Stridenti miserum stipula disperdere carmen.
(7.) All the historical facts of this poem are opposed by
traditions, which, if all these tales be not equally contemptible, seem to merit much more attention. The Irish Scoti are the undoubted ancestors of the present Highlanders, who are but a small colony of that ancient people. But the Irish traditions make Fingal, Ossian, Oscar, all Irishmen, and place them some centuries distant from the Erse heroes. They represent them as giants, and monsters, and enchanters, a sure mark of a considerable antiquity of these traditions.

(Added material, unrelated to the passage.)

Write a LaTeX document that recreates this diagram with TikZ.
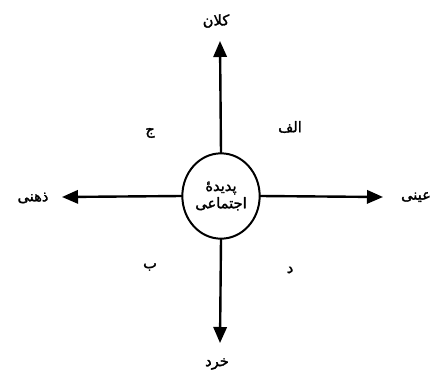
\documentclass[tikz,border=0pt]{standalone}
\usepackage{fontspec}
\newfontfamily\arabicfont[Script=Arabic, FakeBold=1.8]{DejaVu Sans}
\TeXXeTstate=1
\usetikzlibrary{arrows.meta,shapes.geometric}
\newcommand{\fa}[1]{{\arabicfont\beginR #1\endR}}
\tikzset{
  axis/.style={line width=1.8pt, -{Triangle[length=12pt, width=10pt]}},
  lab/.style={font=\arabicfont\fontsize{11}{12}\selectfont},
}
\begin{document}
\begin{tikzpicture}[x=0.75pt, y=-0.75pt, line cap=round, line join=round]
				\useasboundingbox (0,0) rectangle (432,379);
				\node[draw, line width=1.5pt, ellipse, minimum width=58pt, minimum height=64pt, inner sep=0pt, align=center, lab] (pad) at (221,196) {\beginR پدیدهٔ\endR\\[1pt]\beginR اجتماعی\endR};
				\coordinate (up) at (220,41);
				\coordinate (dn) at (220,343);
				\coordinate (lf) at (62,197);
				\coordinate (rt) at (383,197);
				\draw[axis] (pad.north) -- (up);
				\draw[axis] (pad.south) -- (dn);
				\draw[axis] (pad.west) -- (lf);
				\draw[axis] (pad.east) -- (rt);
				\node[lab] (kalan) at (216,21) {\fa{کلان}};
				\node[lab] (khord) at (217,364) {\fa{خرد}};
				\node[lab] (zehni) at (33,198) {\fa{ذهنی}};
				\node[lab] (eyni) at (416,197) {\fa{عینی}};
				\node[lab] (alef) at (290,127) {\fa{الف}};
				\node[lab] (jim) at (150,133) {\fa{ج}};
				\node[lab] (be) at (150,267) {\fa{ب}};
				\node[lab] (dal) at (290,270) {\fa{د}};
			\end{tikzpicture}
\end{document}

I ask the partisans of Erse poetry, since the names of these heroes have crept over to Ireland, and have become quite familiar to the natives of that country, how it happens, that not a line of this poetry, in which they are all celebrated, which, it is pretended, alone preserves their memory with our Highlanders, and which is composed by one of these heroes themselves in the Irish language, ever found its way thither? The songs and traditions of the Senachies, the genuine poetry of the Irish, carry in their rudeness and absurdity the inseparable attendants of barbarism, a very different aspect from the insipid correctness of Ossian; where the incidents, if you will pardon the antithesis, are the most unnatural, merely because they are natural. The same observation extends to the Welsh, another Celtic nation.